## [GIVEN INFORMATION]
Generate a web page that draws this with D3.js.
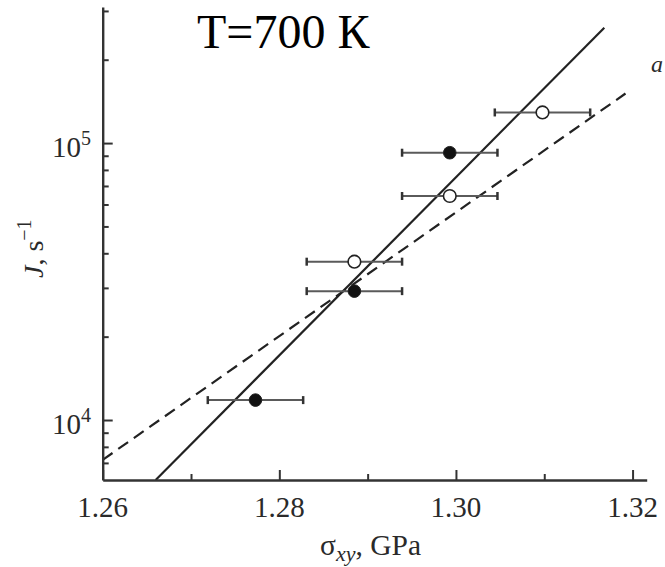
<!DOCTYPE html>
<html>
<head>
<meta charset="utf-8">
<script src="https://cdn.jsdelivr.net/npm/d3@7"></script>
<style>
  html, body { margin: 0; padding: 0; background: #fff; overflow: hidden; }
  svg { display: block; }
</style>
</head>
<body>
<svg id="chart" width="665" height="567"></svg>
<script>
// Nucleation rate J versus shear stress sigma_xy at T = 700 K
const sigmaFilled = [1.2773, 1.2885, 1.2993];
const jFilled     = [1.18e4, 2.92e4, 9.23e4];
const sigmaOpen   = [1.2885, 1.2993, 1.3098];
const jOpen       = [3.73e4, 6.44e4, 1.29e5];
const sigmaErr    = 0.0054;

// Fitted lines: [sigma, J] end points
const solidFit  = [[1.266, 6070], [1.3168, 2.61e5]];
const dashedFit = [[1.26, 7180], [1.3192, 1.51e5]];

const xDomain = [1.26, 1.3216];
const yDomain = [6073, 3.1e5];
const xMajorTicks = [1.26, 1.28, 1.30, 1.32];
const xMinorTicks = [1.27, 1.29, 1.31];
const yMajorTicks = [1e4, 1e5];
const yMajorLabels = [["10", "4"], ["10", "5"]];
const yMinorTicks = [7e3, 8e3, 9e3, 2e4, 3e4, 4e4, 5e4, 6e4, 7e4, 8e4, 9e4, 2e5, 3e5];

const SERIF = "'Liberation Serif', 'Times New Roman', 'DejaVu Serif', serif";
const textColor = "#2a2a2a";
const axisColor = "#333";

const svg = d3.select("#chart");

const x = d3.scaleLinear().domain(xDomain).range([102.7, 646.7]);
const y = d3.scaleLog().domain(yDomain).range([480, 7]);

function label(sel) {
  return sel.attr("font-family", SERIF).attr("fill", textColor);
}

// Fit lines
const line = d3.line().x(d => x(d[0])).y(d => y(d[1]));
svg.append("path").attr("d", line(solidFit))
  .attr("fill", "none").attr("stroke", "#222").attr("stroke-width", 2.2);
svg.append("path").attr("d", line(dashedFit))
  .attr("fill", "none").attr("stroke", "#222").attr("stroke-width", 2.2)
  .attr("stroke-dasharray", "12,7");

// Axes (ticks point inward)
const gx = svg.append("g").attr("transform", "translate(0,480)");
gx.call(d3.axisBottom(x).tickValues(xMajorTicks).tickSizeInner(-10).tickSizeOuter(0).tickFormat(""));
const gxMinor = svg.append("g").attr("transform", "translate(0,480)");
gxMinor.call(d3.axisBottom(x).tickValues(xMinorTicks).tickSizeInner(-6).tickSizeOuter(0).tickFormat(""));
gxMinor.select(".domain").remove();

const gy = svg.append("g").attr("transform", "translate(102.7,0)");
gy.call(d3.axisLeft(y).tickValues(yMajorTicks).tickSizeInner(-10).tickSizeOuter(0).tickFormat(""));
const gyMinor = svg.append("g").attr("transform", "translate(102.7,0)");
gyMinor.call(d3.axisLeft(y).tickValues(yMinorTicks).tickSizeInner(-6).tickSizeOuter(0).tickFormat(""));
gyMinor.select(".domain").remove();

svg.selectAll(".domain").attr("stroke", axisColor).attr("stroke-width", 2.4);
svg.selectAll(".tick line").attr("stroke", axisColor).attr("stroke-width", 2);

// X tick labels
svg.selectAll(".xlab").data(xMajorTicks).enter().append("text")
  .call(label)
  .attr("x", d => x(d)).attr("y", 517)
  .attr("text-anchor", "middle").attr("font-size", 29)
  .text(d => d.toFixed(2));

// Y tick labels with superscript exponent
yMajorTicks.forEach((v, i) => {
  const t = svg.append("text").call(label).attr("x", 91).attr("y", y(v) + 13.5)
    .attr("text-anchor", "end").attr("font-size", 29);
  t.append("tspan").text(yMajorLabels[i][0]);
  t.append("tspan").attr("font-size", 20).attr("dy", -12).text(yMajorLabels[i][1]);
});

// Axis titles
const xt = svg.append("text").call(label).attr("x", 320).attr("y", 555).attr("font-size", 29.5);
xt.append("tspan").text("σ");
xt.append("tspan").attr("font-size", 22).attr("font-style", "italic").attr("dy", 6).text("xy");
xt.append("tspan").attr("dy", -6).text(", GPa");

const yt = svg.append("text").call(label).attr("transform", "translate(43,278) rotate(-90)")
  .attr("font-size", 28);
yt.append("tspan").attr("font-style", "italic").text("J");
yt.append("tspan").text(", s");
yt.append("tspan").attr("font-size", 20).attr("dy", -12).text("−1");

// Error bars
const pts = sigmaFilled.map((s, i) => ({s, j: jFilled[i], filled: true}))
  .concat(sigmaOpen.map((s, i) => ({s, j: jOpen[i], filled: false})));

const eb = svg.append("g");
pts.forEach(p => {
  const cy = y(p.j), x0 = x(p.s - sigmaErr), x1 = x(p.s + sigmaErr);
  eb.append("line").attr("x1", x0).attr("x2", x1).attr("y1", cy).attr("y2", cy)
    .attr("stroke", "#5a5a5a").attr("stroke-width", 2);
  [x0, x1].forEach(cx => eb.append("line").attr("x1", cx).attr("x2", cx)
    .attr("y1", cy - 4).attr("y2", cy + 4)
    .attr("stroke", "#333").attr("stroke-width", 2.5));
});

// Markers
svg.append("g").selectAll("circle").data(pts).enter().append("circle")
  .attr("cx", d => x(d.s)).attr("cy", d => y(d.j)).attr("r", 6.3)
  .attr("fill", d => d.filled ? "#111" : "#fff")
  .attr("stroke", "#222").attr("stroke-width", d => d.filled ? 1 : 1.6);

// Temperature caption and panel letter
svg.append("text").attr("font-family", SERIF).attr("fill", "#000")
  .attr("x", 197).attr("y", 48).attr("font-size", 48)
  .text("T=700 К");
svg.append("text").call(label).attr("x", 651).attr("y", 72).attr("font-size", 24)
  .attr("font-style", "italic").text("a");
</script>
</body>
</html>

## [EXERCISE GOAL]
Output the lines above in full and exactly as given, omitting any pictures.

## [ANSWER TO THE TASK]
Generate a web page that draws this with D3.js.
<!DOCTYPE html>
<html>
<head>
<meta charset="utf-8">
<script src="https://cdn.jsdelivr.net/npm/d3@7"></script>
<style>
  html, body { margin: 0; padding: 0; background: #fff; overflow: hidden; }
  svg { display: block; }
</style>
</head>
<body>
<svg id="chart" width="665" height="567"></svg>
<script>
// Nucleation rate J versus shear stress sigma_xy at T = 700 K
const sigmaFilled = [1.2773, 1.2885, 1.2993];
const jFilled     = [1.18e4, 2.92e4, 9.23e4];
const sigmaOpen   = [1.2885, 1.2993, 1.3098];
const jOpen       = [3.73e4, 6.44e4, 1.29e5];
const sigmaErr    = 0.0054;

// Fitted lines: [sigma, J] end points
const solidFit  = [[1.266, 6070], [1.3168, 2.61e5]];
const dashedFit = [[1.26, 7180], [1.3192, 1.51e5]];

const xDomain = [1.26, 1.3216];
const yDomain = [6073, 3.1e5];
const xMajorTicks = [1.26, 1.28, 1.30, 1.32];
const xMinorTicks = [1.27, 1.29, 1.31];
const yMajorTicks = [1e4, 1e5];
const yMajorLabels = [["10", "4"], ["10", "5"]];
const yMinorTicks = [7e3, 8e3, 9e3, 2e4, 3e4, 4e4, 5e4, 6e4, 7e4, 8e4, 9e4, 2e5, 3e5];

const SERIF = "'Liberation Serif', 'Times New Roman', 'DejaVu Serif', serif";
const textColor = "#2a2a2a";
const axisColor = "#333";

const svg = d3.select("#chart");

const x = d3.scaleLinear().domain(xDomain).range([102.7, 646.7]);
const y = d3.scaleLog().domain(yDomain).range([480, 7]);

function label(sel) {
  return sel.attr("font-family", SERIF).attr("fill", textColor);
}

// Fit lines
const line = d3.line().x(d => x(d[0])).y(d => y(d[1]));
svg.append("path").attr("d", line(solidFit))
  .attr("fill", "none").attr("stroke", "#222").attr("stroke-width", 2.2);
svg.append("path").attr("d", line(dashedFit))
  .attr("fill", "none").attr("stroke", "#222").attr("stroke-width", 2.2)
  .attr("stroke-dasharray", "12,7");

// Axes (ticks point inward)
const gx = svg.append("g").attr("transform", "translate(0,480)");
gx.call(d3.axisBottom(x).tickValues(xMajorTicks).tickSizeInner(-10).tickSizeOuter(0).tickFormat(""));
const gxMinor = svg.append("g").attr("transform", "translate(0,480)");
gxMinor.call(d3.axisBottom(x).tickValues(xMinorTicks).tickSizeInner(-6).tickSizeOuter(0).tickFormat(""));
gxMinor.select(".domain").remove();

const gy = svg.append("g").attr("transform", "translate(102.7,0)");
gy.call(d3.axisLeft(y).tickValues(yMajorTicks).tickSizeInner(-10).tickSizeOuter(0).tickFormat(""));
const gyMinor = svg.append("g").attr("transform", "translate(102.7,0)");
gyMinor.call(d3.axisLeft(y).tickValues(yMinorTicks).tickSizeInner(-6).tickSizeOuter(0).tickFormat(""));
gyMinor.select(".domain").remove();

svg.selectAll(".domain").attr("stroke", axisColor).attr("stroke-width", 2.4);
svg.selectAll(".tick line").attr("stroke", axisColor).attr("stroke-width", 2);

// X tick labels
svg.selectAll(".xlab").data(xMajorTicks).enter().append("text")
  .call(label)
  .attr("x", d => x(d)).attr("y", 517)
  .attr("text-anchor", "middle").attr("font-size", 29)
  .text(d => d.toFixed(2));

// Y tick labels with superscript exponent
yMajorTicks.forEach((v, i) => {
  const t = svg.append("text").call(label).attr("x", 91).attr("y", y(v) + 13.5)
    .attr("text-anchor", "end").attr("font-size", 29);
  t.append("tspan").text(yMajorLabels[i][0]);
  t.append("tspan").attr("font-size", 20).attr("dy", -12).text(yMajorLabels[i][1]);
});

// Axis titles
const xt = svg.append("text").call(label).attr("x", 320).attr("y", 555).attr("font-size", 29.5);
xt.append("tspan").text("σ");
xt.append("tspan").attr("font-size", 22).attr("font-style", "italic").attr("dy", 6).text("xy");
xt.append("tspan").attr("dy", -6).text(", GPa");

const yt = svg.append("text").call(label).attr("transform", "translate(43,278) rotate(-90)")
  .attr("font-size", 28);
yt.append("tspan").attr("font-style", "italic").text("J");
yt.append("tspan").text(", s");
yt.append("tspan").attr("font-size", 20).attr("dy", -12).text("−1");

// Error bars
const pts = sigmaFilled.map((s, i) => ({s, j: jFilled[i], filled: true}))
  .concat(sigmaOpen.map((s, i) => ({s, j: jOpen[i], filled: false})));

const eb = svg.append("g");
pts.forEach(p => {
  const cy = y(p.j), x0 = x(p.s - sigmaErr), x1 = x(p.s + sigmaErr);
  eb.append("line").attr("x1", x0).attr("x2", x1).attr("y1", cy).attr("y2", cy)
    .attr("stroke", "#5a5a5a").attr("stroke-width", 2);
  [x0, x1].forEach(cx => eb.append("line").attr("x1", cx).attr("x2", cx)
    .attr("y1", cy - 4).attr("y2", cy + 4)
    .attr("stroke", "#333").attr("stroke-width", 2.5));
});

// Markers
svg.append("g").selectAll("circle").data(pts).enter().append("circle")
  .attr("cx", d => x(d.s)).attr("cy", d => y(d.j)).attr("r", 6.3)
  .attr("fill", d => d.filled ? "#111" : "#fff")
  .attr("stroke", "#222").attr("stroke-width", d => d.filled ? 1 : 1.6);

// Temperature caption and panel letter
svg.append("text").attr("font-family", SERIF).attr("fill", "#000")
  .attr("x", 197).attr("y", 48).attr("font-size", 48)
  .text("T=700 К");
svg.append("text").call(label).attr("x", 651).attr("y", 72).attr("font-size", 24)
  .attr("font-style", "italic").text("a");
</script>
</body>
</html>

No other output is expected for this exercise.